- **What the task requires**
Word for word, quote all of the material, omitting the pictures.

+++

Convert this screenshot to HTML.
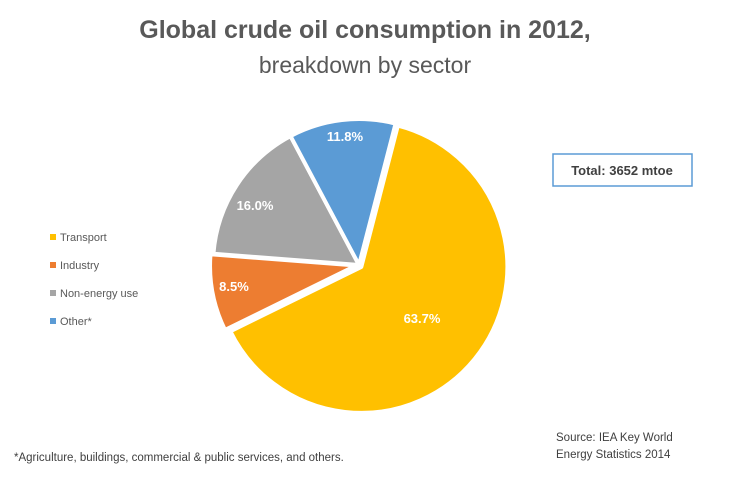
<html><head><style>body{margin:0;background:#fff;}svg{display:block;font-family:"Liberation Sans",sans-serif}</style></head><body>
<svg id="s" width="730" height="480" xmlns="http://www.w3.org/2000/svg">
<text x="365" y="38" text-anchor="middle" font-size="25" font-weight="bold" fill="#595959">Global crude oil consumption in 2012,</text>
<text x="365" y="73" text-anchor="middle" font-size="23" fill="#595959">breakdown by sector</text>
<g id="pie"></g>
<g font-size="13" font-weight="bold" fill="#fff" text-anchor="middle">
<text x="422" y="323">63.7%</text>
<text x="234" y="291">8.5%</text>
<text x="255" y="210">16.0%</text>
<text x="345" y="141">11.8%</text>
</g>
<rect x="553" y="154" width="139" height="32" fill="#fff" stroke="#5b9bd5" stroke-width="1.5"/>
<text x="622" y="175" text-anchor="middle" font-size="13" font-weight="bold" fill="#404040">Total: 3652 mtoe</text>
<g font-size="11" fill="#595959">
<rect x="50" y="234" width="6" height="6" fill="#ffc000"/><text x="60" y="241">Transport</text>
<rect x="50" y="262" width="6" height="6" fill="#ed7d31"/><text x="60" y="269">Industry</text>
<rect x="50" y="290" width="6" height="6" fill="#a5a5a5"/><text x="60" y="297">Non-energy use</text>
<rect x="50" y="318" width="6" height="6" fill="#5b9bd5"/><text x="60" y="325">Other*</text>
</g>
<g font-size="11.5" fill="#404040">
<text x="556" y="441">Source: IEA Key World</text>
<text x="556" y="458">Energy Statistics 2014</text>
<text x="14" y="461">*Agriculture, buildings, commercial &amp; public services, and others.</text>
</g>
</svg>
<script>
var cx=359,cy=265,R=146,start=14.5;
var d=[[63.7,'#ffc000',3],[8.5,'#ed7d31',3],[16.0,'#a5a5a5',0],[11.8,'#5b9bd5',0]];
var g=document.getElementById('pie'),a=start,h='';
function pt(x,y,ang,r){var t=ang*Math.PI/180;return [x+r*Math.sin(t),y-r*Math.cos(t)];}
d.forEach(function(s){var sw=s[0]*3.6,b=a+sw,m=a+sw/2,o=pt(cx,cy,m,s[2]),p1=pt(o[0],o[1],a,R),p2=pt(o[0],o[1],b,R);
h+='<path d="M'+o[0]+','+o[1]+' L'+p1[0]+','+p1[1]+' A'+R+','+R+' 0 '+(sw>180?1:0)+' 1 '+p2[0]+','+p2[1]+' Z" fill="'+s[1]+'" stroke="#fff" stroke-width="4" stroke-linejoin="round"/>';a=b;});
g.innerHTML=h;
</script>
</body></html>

+++

- **Output**
Convert this screenshot to HTML.
<html><head><style>body{margin:0;background:#fff;}svg{display:block;font-family:"Liberation Sans",sans-serif}</style></head><body>
<svg id="s" width="730" height="480" xmlns="http://www.w3.org/2000/svg">
<text x="365" y="38" text-anchor="middle" font-size="25" font-weight="bold" fill="#595959">Global crude oil consumption in 2012,</text>
<text x="365" y="73" text-anchor="middle" font-size="23" fill="#595959">breakdown by sector</text>
<g id="pie"></g>
<g font-size="13" font-weight="bold" fill="#fff" text-anchor="middle">
<text x="422" y="323">63.7%</text>
<text x="234" y="291">8.5%</text>
<text x="255" y="210">16.0%</text>
<text x="345" y="141">11.8%</text>
</g>
<rect x="553" y="154" width="139" height="32" fill="#fff" stroke="#5b9bd5" stroke-width="1.5"/>
<text x="622" y="175" text-anchor="middle" font-size="13" font-weight="bold" fill="#404040">Total: 3652 mtoe</text>
<g font-size="11" fill="#595959">
<rect x="50" y="234" width="6" height="6" fill="#ffc000"/><text x="60" y="241">Transport</text>
<rect x="50" y="262" width="6" height="6" fill="#ed7d31"/><text x="60" y="269">Industry</text>
<rect x="50" y="290" width="6" height="6" fill="#a5a5a5"/><text x="60" y="297">Non-energy use</text>
<rect x="50" y="318" width="6" height="6" fill="#5b9bd5"/><text x="60" y="325">Other*</text>
</g>
<g font-size="11.5" fill="#404040">
<text x="556" y="441">Source: IEA Key World</text>
<text x="556" y="458">Energy Statistics 2014</text>
<text x="14" y="461">*Agriculture, buildings, commercial &amp; public services, and others.</text>
</g>
</svg>
<script>
var cx=359,cy=265,R=146,start=14.5;
var d=[[63.7,'#ffc000',3],[8.5,'#ed7d31',3],[16.0,'#a5a5a5',0],[11.8,'#5b9bd5',0]];
var g=document.getElementById('pie'),a=start,h='';
function pt(x,y,ang,r){var t=ang*Math.PI/180;return [x+r*Math.sin(t),y-r*Math.cos(t)];}
d.forEach(function(s){var sw=s[0]*3.6,b=a+sw,m=a+sw/2,o=pt(cx,cy,m,s[2]),p1=pt(o[0],o[1],a,R),p2=pt(o[0],o[1],b,R);
h+='<path d="M'+o[0]+','+o[1]+' L'+p1[0]+','+p1[1]+' A'+R+','+R+' 0 '+(sw>180?1:0)+' 1 '+p2[0]+','+p2[1]+' Z" fill="'+s[1]+'" stroke="#fff" stroke-width="4" stroke-linejoin="round"/>';a=b;});
g.innerHTML=h;
</script>
</body></html>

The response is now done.